When I was chair of a small college math department, to the surprise of my colleagues in other departments, I fought against establishing a college-wide math requirement. I had two reasons. First of all, I didn't want students in math classes who didn't want to be there and, secondly, the math department had all the students it could handle. I had no control over what other departments and programs required, and if a student questioned me about why they had to take a certain course, I told them to go ask their advisor. As far as I was concerned, they were free to drop the course. If they didn't want to be there, I didn't want them there.

It's not that I discouraged students from taking mathematics, but I had little success motivating recalcitrant students by trying to convince them that learning the math at hand was critical for their future well-being.Wondering why, it occurred to me that I was lying to many of them. So I decided to tell the truth. I told them they may never have need of the particular mathematics being studied and, further, it was impossible to know what mathematics, if any, they might encounter in their lifetime.

Then I would tell them what I wanted for them: that they develop their mathematical aptitude and abilities so if, at any time in their lives, they had the need or desire to learn about a particular mathematical topic, they felt capable and confident of doing so. To accomplish this, to a large extent, it didn't matter what topics we studied as long as it furthered their mathematical development. Once I adopted this attitude, the hostile "what's this good for?" challenges largely disappeared.

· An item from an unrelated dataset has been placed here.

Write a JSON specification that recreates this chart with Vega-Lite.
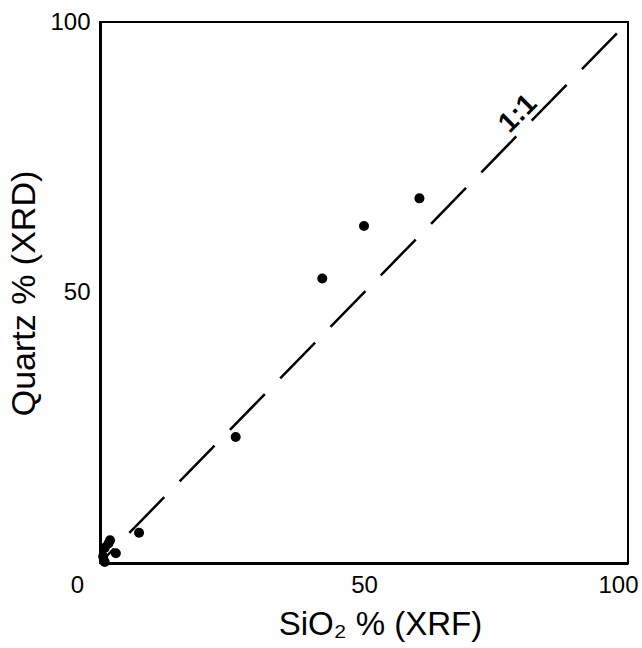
{
  "$schema": "https://vega.github.io/schema/vega-lite/v6.json",
  "autosize": {"type": "none"},
  "padding": {"left": 100, "top": 22, "right": 14, "bottom": 85},
  "width": 528,
  "height": 541,
  "background": "white",
  "config": {
    "view": {"stroke": "black", "strokeWidth": 2},
    "font": "Liberation Sans"
  },
  "datasets": {
    "points": [
      {"sio2": 25.7, "quartz": 23.3},
      {"sio2": 42.1, "quartz": 52.6},
      {"sio2": 50.0, "quartz": 62.3},
      {"sio2": 60.5, "quartz": 67.4},
      {"sio2": 7.4, "quartz": 5.6},
      {"sio2": 3.0, "quartz": 1.8},
      {"sio2": 1.6, "quartz": 3.6},
      {"sio2": 1.9, "quartz": 4.2},
      {"sio2": 0.9, "quartz": 2.8},
      {"sio2": 0.6, "quartz": 1.2},
      {"sio2": 0.9, "quartz": 0.2}
    ],
    "oneToOne": [
      {"sio2": 0, "quartz": 0},
      {"sio2": 100, "quartz": 100}
    ],
    "label": [
      {"sio2": 79.2, "quartz": 83.0, "text": "1:1"}
    ]
  },
  "layer": [
    {
      "data": {"name": "oneToOne"},
      "mark": {"type": "line", "color": "black", "strokeWidth": 2.5, "strokeDash": [50, 22], "strokeDashOffset": 30},
      "encoding": {
        "x": {
          "field": "sio2", "type": "quantitative",
          "scale": {"domain": [0, 100], "nice": false},
          "axis": {
            "values": [0, 50, 100],
            "grid": false,
            "ticks": false,
            "domainColor": "black",
            "domainWidth": 3,
            "labelFontSize": 24,
            "labelColor": "black",
            "labelPadding": 10,
            "labelOffset": {"condition": [{"test": "datum.value == 0", "value": -23}, {"test": "datum.value == 100", "value": -10}], "value": 0},
            "labelFlush": false,
            "labelBound": false,
            "labelOverlap": false,
            "title": "SiO₂ % (XRF)",
            "titleFontSize": 33,
            "titleFontWeight": "normal",
            "titleColor": "black",
            "titleX": 280,
            "titleY": 71,
            "titleAlign": "center",
            "titleBaseline": "alphabetic"
          }
        },
        "y": {
          "field": "quartz", "type": "quantitative",
          "scale": {"domain": [0, 100], "nice": false},
          "axis": {
            "values": [50, 100],
            "grid": false,
            "ticks": false,
            "domainColor": "black",
            "domainWidth": 3,
            "labelFontSize": 24,
            "labelColor": "black",
            "labelPadding": 10,
            "labelFlush": false,
            "labelBound": false,
            "labelOverlap": false,
            "title": "Quartz % (XRD)",
            "titleFontSize": 34,
            "titleFontWeight": "normal",
            "titleColor": "black",
            "titleAngle": -90,
            "titleX": -76,
            "titleY": 271,
            "titleAlign": "center",
            "titleBaseline": "middle"
          }
        }
      }
    },
    {
      "data": {"name": "points"},
      "mark": {"type": "circle", "color": "black", "opacity": 1, "size": 100},
      "encoding": {
        "x": {"field": "sio2", "type": "quantitative"},
        "y": {"field": "quartz", "type": "quantitative"}
      }
    },
    {
      "data": {"name": "label"},
      "mark": {"type": "text", "color": "black", "fontSize": 28, "fontWeight": "bold", "angle": -45, "align": "center", "baseline": "middle"},
      "encoding": {
        "x": {"field": "sio2", "type": "quantitative"},
        "y": {"field": "quartz", "type": "quantitative"},
        "text": {"field": "text"}
      }
    }
  ]
}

It seems to me that we as a nation are gifted enough to be able to figure out an educational system in which hordes of students aren't forced to take courses that end up as negative experiences. As a start, we can adopt more modest goals for school math. Let's not attempt to determine and prepare students for any possible use they might make of mathematics in their adult lives. We're not that omniscient.

In elementary school, let's aim at developing number and spatial sense, building on the intuitive knowledge students bring to school. Beyond that, let math be an elective subject. Have it there for those who like it--which, if taught properly, will be a surprising number--and those who have decided it will be important for what they wish to accomplish. If certain math topics arise in the pursuit of another subject, let students start that subject, see for themselves how math is encountered and then learn what's needed. And let's not expect this to happen in the first fourteen years of a person's life. Rather than forcing ninth-graders into algebra classes, let's make it possible for any person at any time they are ready and willing to do so, to learn as much algebra as they want or need to know, Maybe this requires changing the way we deliver education, but why stick with something that doesn't work?

As long as we continue to force-feed mathematics to our students, the news about math will continue to teem with hostility and hatred. We're not going to change this by cramming even more math down our students' throats.